• _SHORT PROBLEM_:
Word for word, copy all the data and drop the pictures.

----------------------------------------

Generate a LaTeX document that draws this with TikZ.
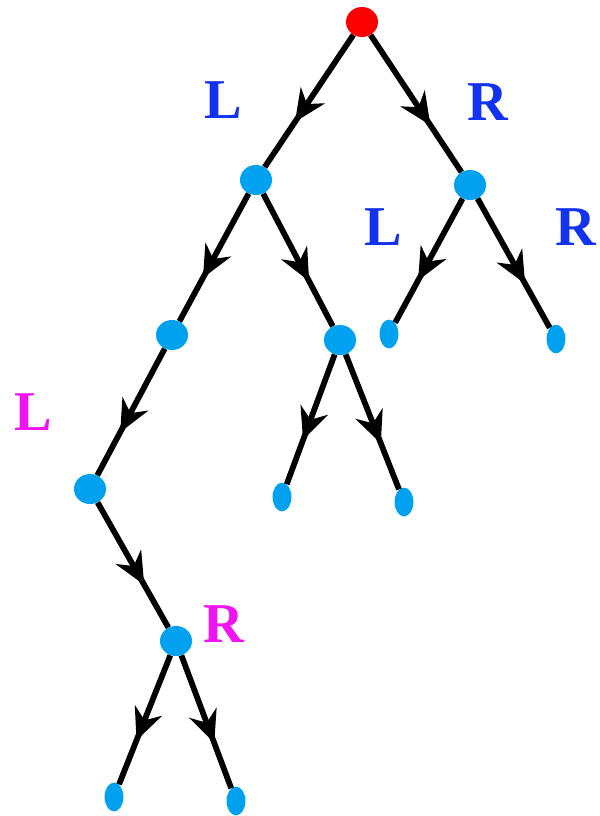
\documentclass[tikz,border=0pt]{standalone}
\usepackage{fontspec}
\setmainfont{Liberation Serif}[BoldFont={Liberation Serif Bold}]
\usetikzlibrary{arrows.meta,decorations.markings,shapes.geometric}
\definecolor{nodeblue}{RGB}{0,162,240}
\definecolor{lblblue}{RGB}{18,50,240}
\definecolor{lblpink}{RGB}{240,20,240}

\begin{document}
\begin{tikzpicture}[x=0.025cm,y=-0.025cm,>=Stealth]
\tikzstyle{inner}=[ellipse,fill=nodeblue,minimum width=0.8cm,minimum height=0.75cm,inner sep=0pt]
\tikzstyle{leaf}=[ellipse,fill=nodeblue,minimum width=0.47cm,minimum height=0.72cm,inner sep=0pt]
\tikzstyle{edge}=[line width=4.1pt,postaction={decorate},decoration={markings,
  mark=at position 0.66 with {\arrow{Stealth[length=0.8cm,width=0.72cm,inset=0.26cm]}}}]
\tikzstyle{lbl}=[font=\fontsize{40}{40}\selectfont\bfseries]
\useasboundingbox (0,0) rectangle (599,816);
% nodes, top to bottom
\node[inner,fill=red] (root) at (362,22) {};
\node[inner] (a) at (256,180) {};
\node[inner] (b) at (470,185) {};
\node[inner] (aa) at (172,335) {};
\node[inner] (ab) at (340,340) {};
\node[leaf] (ba) at (389,334) {};
\node[leaf] (bb) at (556,339) {};
\node[inner] (aaa) at (90,489) {};
\node[leaf] (aba) at (282,497) {};
\node[leaf] (abb) at (404,502) {};
\node[inner] (aaab) at (176,641) {};
\node[leaf] (aaaba) at (114,797) {};
\node[leaf] (aaabb) at (236,801) {};
% edges
\draw[edge] (root) -- (a);
\draw[edge] (root) -- (b);
\draw[edge] (a) -- (aa);
\draw[edge] (a) -- (ab);
\draw[edge] (b) -- (ba);
\draw[edge] (b) -- (bb);
\draw[edge] (aa) -- (aaa);
\draw[edge] (ab) -- (aba);
\draw[edge] (ab) -- (abb);
\draw[edge] (aaa) -- (aaab);
\draw[edge] (aaab) -- (aaaba);
\draw[edge] (aaab) -- (aaabb);
% branch labels
\node[lbl,lblblue] (l1) at (223,100) {L};
\node[lbl,lblblue] (r1) at (488,102) {R};
\node[lbl,lblblue] (l2) at (383,227) {L};
\node[lbl,lblblue] (r2) at (576,227) {R};
\node[lbl,lblpink] (l3) at (33,412) {L};
\node[lbl,lblpink] (r3) at (224,624) {R};
\end{tikzpicture}
\end{document}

----------------------------------------

• _RESULT FOR THIS EXERCISE_:
Generate a LaTeX document that draws this with TikZ.
\documentclass[tikz,border=0pt]{standalone}
\usepackage{fontspec}
\setmainfont{Liberation Serif}[BoldFont={Liberation Serif Bold}]
\usetikzlibrary{arrows.meta,decorations.markings,shapes.geometric}
\definecolor{nodeblue}{RGB}{0,162,240}
\definecolor{lblblue}{RGB}{18,50,240}
\definecolor{lblpink}{RGB}{240,20,240}

\begin{document}
\begin{tikzpicture}[x=0.025cm,y=-0.025cm,>=Stealth]
\tikzstyle{inner}=[ellipse,fill=nodeblue,minimum width=0.8cm,minimum height=0.75cm,inner sep=0pt]
\tikzstyle{leaf}=[ellipse,fill=nodeblue,minimum width=0.47cm,minimum height=0.72cm,inner sep=0pt]
\tikzstyle{edge}=[line width=4.1pt,postaction={decorate},decoration={markings,
  mark=at position 0.66 with {\arrow{Stealth[length=0.8cm,width=0.72cm,inset=0.26cm]}}}]
\tikzstyle{lbl}=[font=\fontsize{40}{40}\selectfont\bfseries]
\useasboundingbox (0,0) rectangle (599,816);
% nodes, top to bottom
\node[inner,fill=red] (root) at (362,22) {};
\node[inner] (a) at (256,180) {};
\node[inner] (b) at (470,185) {};
\node[inner] (aa) at (172,335) {};
\node[inner] (ab) at (340,340) {};
\node[leaf] (ba) at (389,334) {};
\node[leaf] (bb) at (556,339) {};
\node[inner] (aaa) at (90,489) {};
\node[leaf] (aba) at (282,497) {};
\node[leaf] (abb) at (404,502) {};
\node[inner] (aaab) at (176,641) {};
\node[leaf] (aaaba) at (114,797) {};
\node[leaf] (aaabb) at (236,801) {};
% edges
\draw[edge] (root) -- (a);
\draw[edge] (root) -- (b);
\draw[edge] (a) -- (aa);
\draw[edge] (a) -- (ab);
\draw[edge] (b) -- (ba);
\draw[edge] (b) -- (bb);
\draw[edge] (aa) -- (aaa);
\draw[edge] (ab) -- (aba);
\draw[edge] (ab) -- (abb);
\draw[edge] (aaa) -- (aaab);
\draw[edge] (aaab) -- (aaaba);
\draw[edge] (aaab) -- (aaabb);
% branch labels
\node[lbl,lblblue] (l1) at (223,100) {L};
\node[lbl,lblblue] (r1) at (488,102) {R};
\node[lbl,lblblue] (l2) at (383,227) {L};
\node[lbl,lblblue] (r2) at (576,227) {R};
\node[lbl,lblpink] (l3) at (33,412) {L};
\node[lbl,lblpink] (r3) at (224,624) {R};
\end{tikzpicture}
\end{document}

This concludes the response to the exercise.